Ruth was full of talent, not self-importance

THE BALTIMORE SUN

That so much attention and renown has come to a man born 100 years ago, the son of a lightning-rod installer who improved his lot in life by becoming a saloon keeper, tests all the normal powers of comprehension. How could such admiration and distinction be so perpetuated in a fickle world where heroes come and go with the changing of the tides?

The exception in this scenario is in the mere mention of the name Babe Ruth.

There has never been a career that seems more fiction than fact, except all the documention, including testimony of witnesses and numbers in the record book, than that of Ruth.

He coupled ability and personality in near-equal proportions. Ruth was beloved because he was a package of fun and frivolity who never took life or himself too seriously. Education and sophistication -- a word he couldn't spell or understand -- never changed him. In a baseball game, he was able to do things no player, before or since, has even approached.

Stop to consider that the celebration of his birthday posthumously, Ruth turning 100, has evolved into an enormous occasion in his hometown of Baltimore while major newspapers all over the country devote lengthy stories to the event and radio-TV networks offer special tributes. All because of what Ruth represents to America.

The Baltimore Sunpapers produced a commemorative section that has collectors clamoring for copies. His birthplace at 216 Emory St. was restored because of the interest of a former mayor, Thomas D'Alesandro III, who listened to the pleas of Paul Welsh, a former reporter for The Sun, or else it would have been bulldozed into obscurity.

As it is now, the old Ruth address is not only a baseball shrine but a registered national historical landmark. The Babe Ruth Birthplace Museum has just been renovated and updated by financial grants, materials and services from 49 individuals and companies, including The Ryland Group Inc., which made an enormous contribution to the success of the revamping effort.

For the centennial gala, blowing out the candles on the 100th birthday cake, two of Ruth's grand-daughters were to be given the honor. More than 30 relatives of Ruth, counting nieces and nephews, have come to Baltimore for the ceremonies and gathering at his old house today.

Later today, the ground-breaking for the eventual erection of a statue of Ruth was to be held at Oriole Park. It was earlier planned to put the bronzed Ruth creation, as sculptured by Susan Luery, at a plaza-like area on Russell Street, but that has been changed and it will be placed, more appropriately, at the ballpark.

The actual statue will be unveiled May 13, either before or after a civic luncheon to be held in Ruth's memory, at the Marriott Hotel. Scheduled to be present are announcer Mel Allen and a daughter, Julia Ruth Stevens.

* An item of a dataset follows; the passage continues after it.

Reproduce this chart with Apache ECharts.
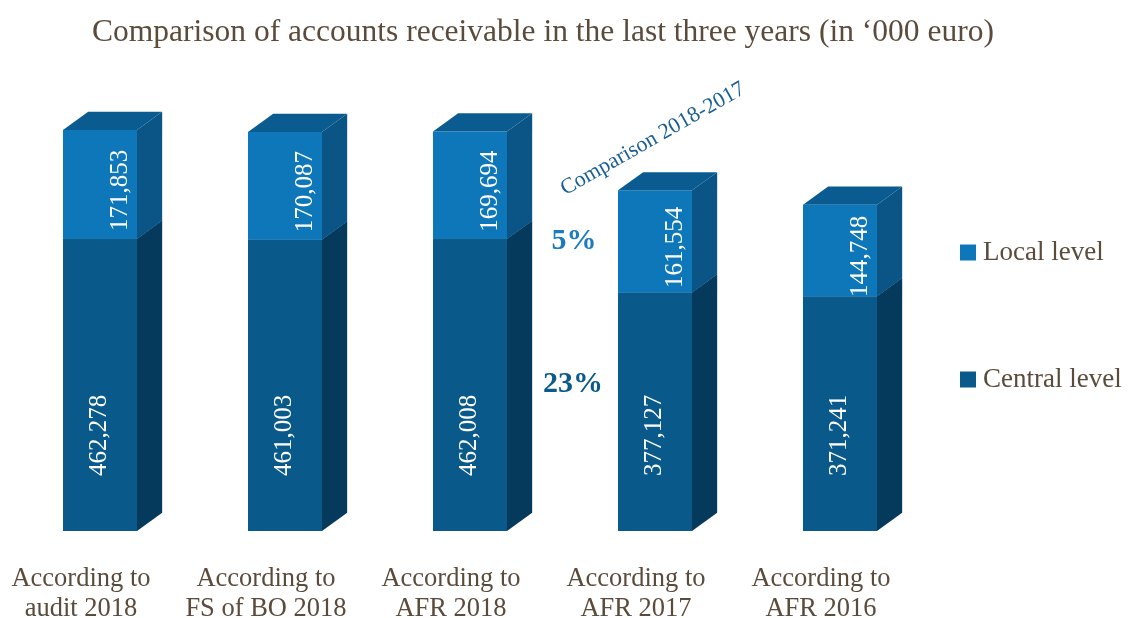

"What has happened, in the way of coverage, surpasses our highest expectations," said Michael Gibbons, director of the museum. "Just last night I was doing a broadcast about Ruth to Johannesburg, South Africa, and for the last 10 days it has been nonstop requests from all over the United States."

The Ruth mystique is unrelenting. The museum, with Greg Schwalenberg, assistant director, arranging the new displays, has an exhibition portraying Ruth via paintings, photographs, sculpture and even music. There are nine antique song sheets on display, which means that nine different writers, including Irving Berlin and a number called "Along Came Ruth," tried capturing the Babe in lyrics during the 1920s and '30s.

An almost endless number of tribute poems continue to be presented. There's a 30-stanza work by Stanley Fisher of Baltimore, and another exceptional one by Bill Daluka of Baltimore and Houston. Daluka's contribution, in part, offers this:

"In the legend, it's said, to a sick boy in bed,

"And his promise is no idle whim,

"That on the very next day, the Babe was to play,

"The home run he'd hit was for him."

Attorney-athlete Paul "Knobby" Harris, whose father played with and against Ruth on the sandlots of Baltimore, has researched the lineage of Ruth, even to visiting the graves of his parents. Harris also has a clipping from The Sun of Oct. 18, 1915, that told of Ruth, after winning 18 games for the Boston Red Sox that season, pitching for Irvington against Catonsville after coming home.

He struck out seven and allowed only one hit in three innings. The catcher, who had trouble holding Ruth's pitches, was hit by a foul tip and couldn't continue. So Ruth went from pitching to catching. Yes, a left-handed catcher behind the bat for six innings, the same position he played in his formative years at St. Mary's Industrial School.

So the new-found fame Ruth attained with the Red Sox didn't change him. He wasn't so filled with his own importance that he couldn't play in a neighborhood rivalry against Catonsville, which included the four Maisel brothers -- Fritz, George, Ernie and William -- plus a cousin, Charles, one of the umpires.

The astonishing part to the saga of Babe Ruth is it continues now, unabated, almost a half-century after his death. An athlete commanding such incomparable attention, dead or alive, only serves to notify all of us that he was a rare species of undying allure.